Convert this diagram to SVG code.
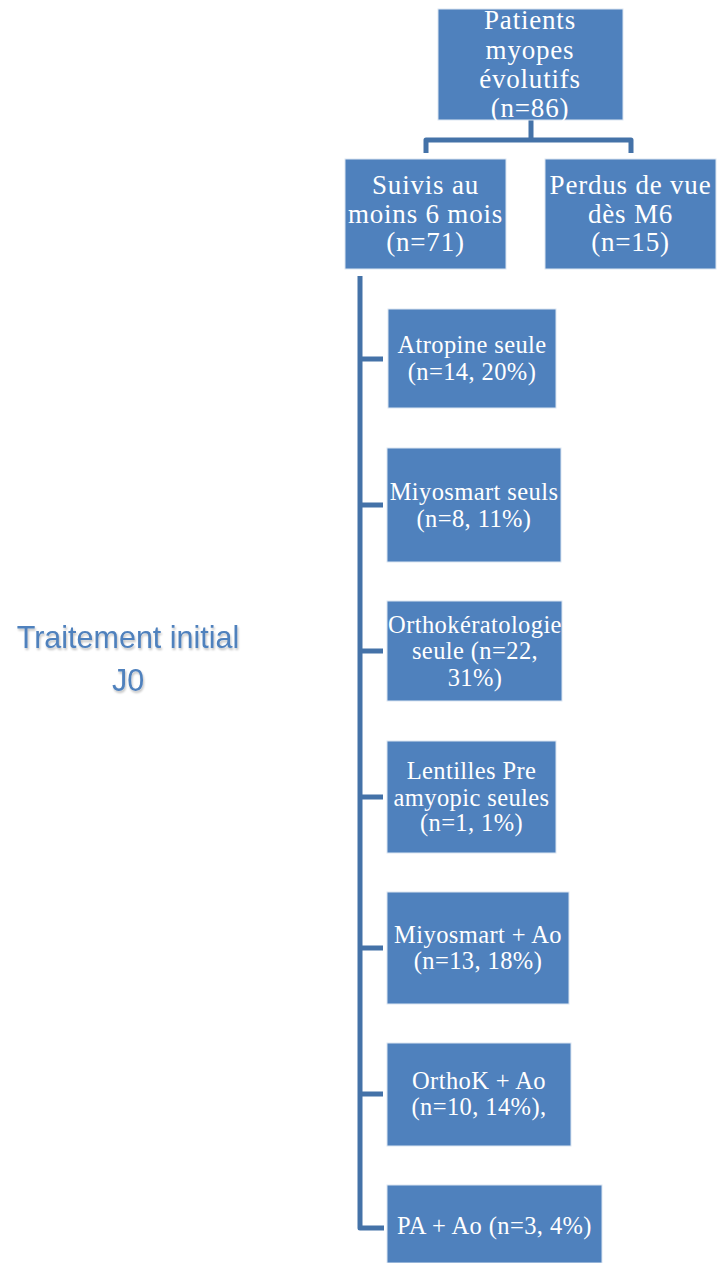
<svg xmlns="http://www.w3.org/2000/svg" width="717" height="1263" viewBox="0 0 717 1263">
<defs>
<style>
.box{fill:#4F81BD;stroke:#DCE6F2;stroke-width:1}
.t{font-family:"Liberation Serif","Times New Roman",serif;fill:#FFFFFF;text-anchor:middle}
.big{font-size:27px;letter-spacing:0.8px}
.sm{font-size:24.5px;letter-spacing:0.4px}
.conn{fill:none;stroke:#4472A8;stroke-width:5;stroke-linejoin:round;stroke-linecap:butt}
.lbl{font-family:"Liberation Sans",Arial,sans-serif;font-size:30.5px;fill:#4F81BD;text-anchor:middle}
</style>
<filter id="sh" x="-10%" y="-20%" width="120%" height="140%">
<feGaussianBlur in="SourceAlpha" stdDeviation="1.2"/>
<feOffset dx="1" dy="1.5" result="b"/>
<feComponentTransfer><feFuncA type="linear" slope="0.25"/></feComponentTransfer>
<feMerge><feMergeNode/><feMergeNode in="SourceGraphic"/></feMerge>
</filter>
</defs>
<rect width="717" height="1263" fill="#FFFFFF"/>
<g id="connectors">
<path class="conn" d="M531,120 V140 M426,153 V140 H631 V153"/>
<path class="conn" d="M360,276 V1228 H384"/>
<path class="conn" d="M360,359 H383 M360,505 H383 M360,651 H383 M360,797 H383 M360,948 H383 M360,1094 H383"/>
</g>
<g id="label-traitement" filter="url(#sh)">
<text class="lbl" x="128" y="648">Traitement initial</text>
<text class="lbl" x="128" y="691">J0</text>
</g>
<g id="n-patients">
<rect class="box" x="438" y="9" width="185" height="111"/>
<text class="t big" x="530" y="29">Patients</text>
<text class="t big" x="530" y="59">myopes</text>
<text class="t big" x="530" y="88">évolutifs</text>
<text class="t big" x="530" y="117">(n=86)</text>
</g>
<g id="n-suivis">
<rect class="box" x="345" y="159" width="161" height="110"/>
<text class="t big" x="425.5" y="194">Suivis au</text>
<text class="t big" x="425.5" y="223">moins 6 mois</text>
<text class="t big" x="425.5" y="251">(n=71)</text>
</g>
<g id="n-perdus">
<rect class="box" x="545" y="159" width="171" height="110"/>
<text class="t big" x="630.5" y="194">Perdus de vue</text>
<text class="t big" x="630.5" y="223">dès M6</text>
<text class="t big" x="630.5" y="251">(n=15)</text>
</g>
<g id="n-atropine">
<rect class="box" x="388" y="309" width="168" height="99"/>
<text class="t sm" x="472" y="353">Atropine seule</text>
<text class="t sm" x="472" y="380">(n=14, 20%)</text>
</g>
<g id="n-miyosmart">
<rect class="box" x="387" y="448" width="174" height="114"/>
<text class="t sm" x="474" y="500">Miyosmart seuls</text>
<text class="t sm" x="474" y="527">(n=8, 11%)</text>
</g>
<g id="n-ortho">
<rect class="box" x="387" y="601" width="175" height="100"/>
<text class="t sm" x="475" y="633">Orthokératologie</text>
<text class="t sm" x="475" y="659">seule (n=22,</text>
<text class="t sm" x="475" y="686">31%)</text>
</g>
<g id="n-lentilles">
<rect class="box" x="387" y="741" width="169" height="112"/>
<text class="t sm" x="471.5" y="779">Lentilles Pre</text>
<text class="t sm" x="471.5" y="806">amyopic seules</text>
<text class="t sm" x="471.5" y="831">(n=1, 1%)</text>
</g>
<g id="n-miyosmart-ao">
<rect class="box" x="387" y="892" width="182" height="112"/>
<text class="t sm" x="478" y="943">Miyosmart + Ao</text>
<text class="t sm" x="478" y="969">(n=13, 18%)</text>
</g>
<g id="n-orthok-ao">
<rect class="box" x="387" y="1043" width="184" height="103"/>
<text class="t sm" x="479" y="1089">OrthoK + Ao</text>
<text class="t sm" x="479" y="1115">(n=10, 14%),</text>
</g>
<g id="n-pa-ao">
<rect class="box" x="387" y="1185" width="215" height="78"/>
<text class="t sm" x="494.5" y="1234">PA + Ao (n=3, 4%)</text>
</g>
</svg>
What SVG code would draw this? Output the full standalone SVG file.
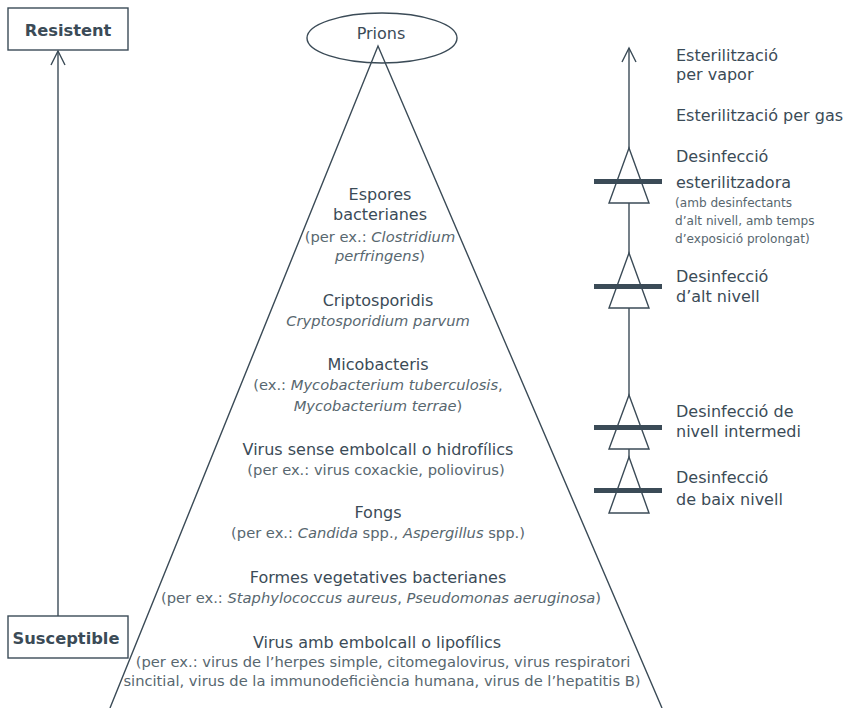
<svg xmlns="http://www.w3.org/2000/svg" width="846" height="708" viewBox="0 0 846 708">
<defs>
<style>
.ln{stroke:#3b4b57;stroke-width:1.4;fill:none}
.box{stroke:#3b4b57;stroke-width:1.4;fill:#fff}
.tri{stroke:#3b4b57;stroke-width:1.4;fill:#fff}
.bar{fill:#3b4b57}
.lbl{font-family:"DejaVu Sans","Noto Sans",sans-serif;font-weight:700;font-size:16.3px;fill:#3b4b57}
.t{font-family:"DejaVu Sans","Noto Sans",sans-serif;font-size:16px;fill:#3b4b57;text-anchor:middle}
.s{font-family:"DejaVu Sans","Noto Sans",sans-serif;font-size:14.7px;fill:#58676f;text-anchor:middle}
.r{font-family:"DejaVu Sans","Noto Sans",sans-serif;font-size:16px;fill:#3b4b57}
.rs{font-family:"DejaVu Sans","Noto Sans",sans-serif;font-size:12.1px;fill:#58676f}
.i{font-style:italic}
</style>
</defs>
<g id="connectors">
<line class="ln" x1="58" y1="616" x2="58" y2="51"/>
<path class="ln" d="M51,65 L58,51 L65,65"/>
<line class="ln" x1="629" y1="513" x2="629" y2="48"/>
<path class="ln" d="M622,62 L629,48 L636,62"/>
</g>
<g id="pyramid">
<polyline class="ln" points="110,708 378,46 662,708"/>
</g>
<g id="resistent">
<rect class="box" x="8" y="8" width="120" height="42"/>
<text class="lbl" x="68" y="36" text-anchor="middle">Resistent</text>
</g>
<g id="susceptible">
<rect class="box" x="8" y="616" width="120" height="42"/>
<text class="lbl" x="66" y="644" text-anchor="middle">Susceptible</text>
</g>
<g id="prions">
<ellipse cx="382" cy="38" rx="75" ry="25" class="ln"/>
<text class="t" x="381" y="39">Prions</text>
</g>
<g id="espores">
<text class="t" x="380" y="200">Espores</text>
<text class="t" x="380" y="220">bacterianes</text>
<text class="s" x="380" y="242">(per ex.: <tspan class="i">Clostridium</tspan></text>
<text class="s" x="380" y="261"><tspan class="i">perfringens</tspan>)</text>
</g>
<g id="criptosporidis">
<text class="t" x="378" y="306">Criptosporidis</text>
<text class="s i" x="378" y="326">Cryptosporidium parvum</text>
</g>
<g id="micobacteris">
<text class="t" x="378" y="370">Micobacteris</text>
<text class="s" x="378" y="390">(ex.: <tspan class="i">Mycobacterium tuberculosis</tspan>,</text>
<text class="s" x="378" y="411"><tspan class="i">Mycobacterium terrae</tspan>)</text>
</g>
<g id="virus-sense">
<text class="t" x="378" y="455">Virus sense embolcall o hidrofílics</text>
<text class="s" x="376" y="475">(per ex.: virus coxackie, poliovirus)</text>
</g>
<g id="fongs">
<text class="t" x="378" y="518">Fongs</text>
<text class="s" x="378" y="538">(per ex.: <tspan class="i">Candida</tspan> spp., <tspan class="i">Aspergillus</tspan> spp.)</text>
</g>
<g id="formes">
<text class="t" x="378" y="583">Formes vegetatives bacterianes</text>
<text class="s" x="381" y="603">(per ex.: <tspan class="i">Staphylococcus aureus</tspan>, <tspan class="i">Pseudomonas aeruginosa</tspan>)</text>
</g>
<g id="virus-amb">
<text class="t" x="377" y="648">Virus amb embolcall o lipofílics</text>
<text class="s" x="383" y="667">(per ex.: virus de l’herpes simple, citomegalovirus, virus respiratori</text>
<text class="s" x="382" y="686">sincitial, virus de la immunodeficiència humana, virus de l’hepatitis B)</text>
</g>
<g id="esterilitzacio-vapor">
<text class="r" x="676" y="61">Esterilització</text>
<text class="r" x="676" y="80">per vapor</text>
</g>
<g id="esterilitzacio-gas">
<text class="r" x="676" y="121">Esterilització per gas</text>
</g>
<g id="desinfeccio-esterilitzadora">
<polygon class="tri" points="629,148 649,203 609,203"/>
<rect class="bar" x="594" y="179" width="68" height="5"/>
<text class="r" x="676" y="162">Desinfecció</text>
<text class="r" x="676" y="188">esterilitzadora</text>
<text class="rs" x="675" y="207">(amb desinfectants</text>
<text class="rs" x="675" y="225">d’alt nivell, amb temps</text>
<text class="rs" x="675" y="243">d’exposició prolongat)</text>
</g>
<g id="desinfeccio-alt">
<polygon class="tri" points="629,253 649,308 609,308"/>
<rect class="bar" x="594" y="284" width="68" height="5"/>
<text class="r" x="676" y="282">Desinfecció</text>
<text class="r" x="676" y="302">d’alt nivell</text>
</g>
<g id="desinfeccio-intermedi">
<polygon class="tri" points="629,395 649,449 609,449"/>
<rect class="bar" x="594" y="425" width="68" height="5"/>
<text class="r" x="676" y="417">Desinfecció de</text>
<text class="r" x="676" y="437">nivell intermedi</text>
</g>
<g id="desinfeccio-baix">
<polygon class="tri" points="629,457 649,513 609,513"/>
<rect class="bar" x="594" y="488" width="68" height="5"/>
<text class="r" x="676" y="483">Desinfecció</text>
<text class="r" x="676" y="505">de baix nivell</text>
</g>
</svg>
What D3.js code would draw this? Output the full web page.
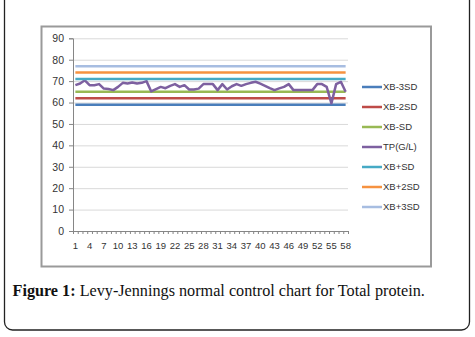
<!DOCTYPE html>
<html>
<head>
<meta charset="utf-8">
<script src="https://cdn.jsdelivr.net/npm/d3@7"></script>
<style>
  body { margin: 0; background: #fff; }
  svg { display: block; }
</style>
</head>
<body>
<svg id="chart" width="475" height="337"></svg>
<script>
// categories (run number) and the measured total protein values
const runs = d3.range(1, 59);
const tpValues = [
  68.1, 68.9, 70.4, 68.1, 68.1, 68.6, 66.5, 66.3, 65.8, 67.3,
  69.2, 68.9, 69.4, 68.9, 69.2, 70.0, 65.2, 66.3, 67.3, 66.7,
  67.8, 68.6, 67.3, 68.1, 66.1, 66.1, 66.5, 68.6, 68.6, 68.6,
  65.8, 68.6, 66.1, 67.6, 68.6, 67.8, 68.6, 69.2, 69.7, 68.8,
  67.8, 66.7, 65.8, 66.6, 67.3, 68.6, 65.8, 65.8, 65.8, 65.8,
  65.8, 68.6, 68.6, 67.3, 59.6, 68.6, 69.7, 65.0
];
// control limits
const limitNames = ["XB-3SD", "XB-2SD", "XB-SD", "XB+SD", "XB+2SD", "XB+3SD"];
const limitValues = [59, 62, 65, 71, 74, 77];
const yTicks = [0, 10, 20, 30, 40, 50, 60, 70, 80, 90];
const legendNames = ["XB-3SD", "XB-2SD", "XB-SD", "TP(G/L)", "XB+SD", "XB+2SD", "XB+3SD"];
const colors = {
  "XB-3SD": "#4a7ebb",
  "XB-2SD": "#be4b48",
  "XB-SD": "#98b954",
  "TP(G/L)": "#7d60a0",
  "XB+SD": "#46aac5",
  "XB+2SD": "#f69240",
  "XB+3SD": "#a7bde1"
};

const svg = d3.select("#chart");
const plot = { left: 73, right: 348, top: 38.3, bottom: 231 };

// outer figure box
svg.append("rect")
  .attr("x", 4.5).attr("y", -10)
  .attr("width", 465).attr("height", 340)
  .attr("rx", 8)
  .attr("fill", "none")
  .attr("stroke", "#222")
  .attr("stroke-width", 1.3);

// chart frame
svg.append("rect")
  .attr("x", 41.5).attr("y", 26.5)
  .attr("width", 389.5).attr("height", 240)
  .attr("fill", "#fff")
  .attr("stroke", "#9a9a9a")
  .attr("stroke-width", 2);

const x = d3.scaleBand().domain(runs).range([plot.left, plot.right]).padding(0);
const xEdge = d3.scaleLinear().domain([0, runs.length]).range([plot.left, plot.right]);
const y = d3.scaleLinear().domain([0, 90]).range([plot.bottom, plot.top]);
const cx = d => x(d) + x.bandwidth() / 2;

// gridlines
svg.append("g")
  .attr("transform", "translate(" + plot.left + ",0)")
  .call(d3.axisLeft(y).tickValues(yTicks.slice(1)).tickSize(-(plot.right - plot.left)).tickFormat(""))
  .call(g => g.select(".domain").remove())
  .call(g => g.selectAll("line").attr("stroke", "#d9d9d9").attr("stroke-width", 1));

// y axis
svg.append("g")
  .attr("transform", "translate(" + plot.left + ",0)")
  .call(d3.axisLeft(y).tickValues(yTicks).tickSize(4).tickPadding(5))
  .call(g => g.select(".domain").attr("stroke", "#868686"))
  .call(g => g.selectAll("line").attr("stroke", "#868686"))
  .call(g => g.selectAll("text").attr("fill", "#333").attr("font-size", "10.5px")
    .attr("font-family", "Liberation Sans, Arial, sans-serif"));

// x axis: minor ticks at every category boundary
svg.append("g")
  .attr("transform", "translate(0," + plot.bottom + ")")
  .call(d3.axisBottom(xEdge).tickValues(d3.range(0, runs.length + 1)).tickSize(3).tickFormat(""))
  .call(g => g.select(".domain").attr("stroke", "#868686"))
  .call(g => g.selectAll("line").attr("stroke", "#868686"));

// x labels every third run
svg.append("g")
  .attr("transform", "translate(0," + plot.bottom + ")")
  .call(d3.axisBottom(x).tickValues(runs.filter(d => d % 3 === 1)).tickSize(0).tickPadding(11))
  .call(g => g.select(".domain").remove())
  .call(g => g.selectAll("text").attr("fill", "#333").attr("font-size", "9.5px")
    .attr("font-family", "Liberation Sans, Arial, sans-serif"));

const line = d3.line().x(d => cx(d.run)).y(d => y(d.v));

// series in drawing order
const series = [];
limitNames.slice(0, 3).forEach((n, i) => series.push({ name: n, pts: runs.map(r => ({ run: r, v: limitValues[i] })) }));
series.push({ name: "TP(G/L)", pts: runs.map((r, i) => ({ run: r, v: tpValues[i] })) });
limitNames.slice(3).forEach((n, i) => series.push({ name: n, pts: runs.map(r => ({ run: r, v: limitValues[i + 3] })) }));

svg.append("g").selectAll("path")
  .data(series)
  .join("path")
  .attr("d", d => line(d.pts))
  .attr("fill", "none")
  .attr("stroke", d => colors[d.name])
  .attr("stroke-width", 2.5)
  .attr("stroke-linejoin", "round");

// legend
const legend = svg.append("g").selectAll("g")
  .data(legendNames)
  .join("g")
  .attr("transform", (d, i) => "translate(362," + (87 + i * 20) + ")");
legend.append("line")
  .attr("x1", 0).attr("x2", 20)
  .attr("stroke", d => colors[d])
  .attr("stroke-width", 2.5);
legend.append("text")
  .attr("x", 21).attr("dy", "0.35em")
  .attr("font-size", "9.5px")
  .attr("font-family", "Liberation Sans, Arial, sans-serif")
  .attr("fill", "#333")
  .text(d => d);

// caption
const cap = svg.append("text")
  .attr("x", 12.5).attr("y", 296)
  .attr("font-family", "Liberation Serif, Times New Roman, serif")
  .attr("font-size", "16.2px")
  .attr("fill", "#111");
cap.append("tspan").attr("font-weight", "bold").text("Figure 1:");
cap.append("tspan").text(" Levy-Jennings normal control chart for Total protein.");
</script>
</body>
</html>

Written task » Pick out every line with the string "Output" and copy it.

Exercise solution »
What SVG code would draw this? Output the full standalone SVG file.
What D3.js code would draw this? Output the full web page.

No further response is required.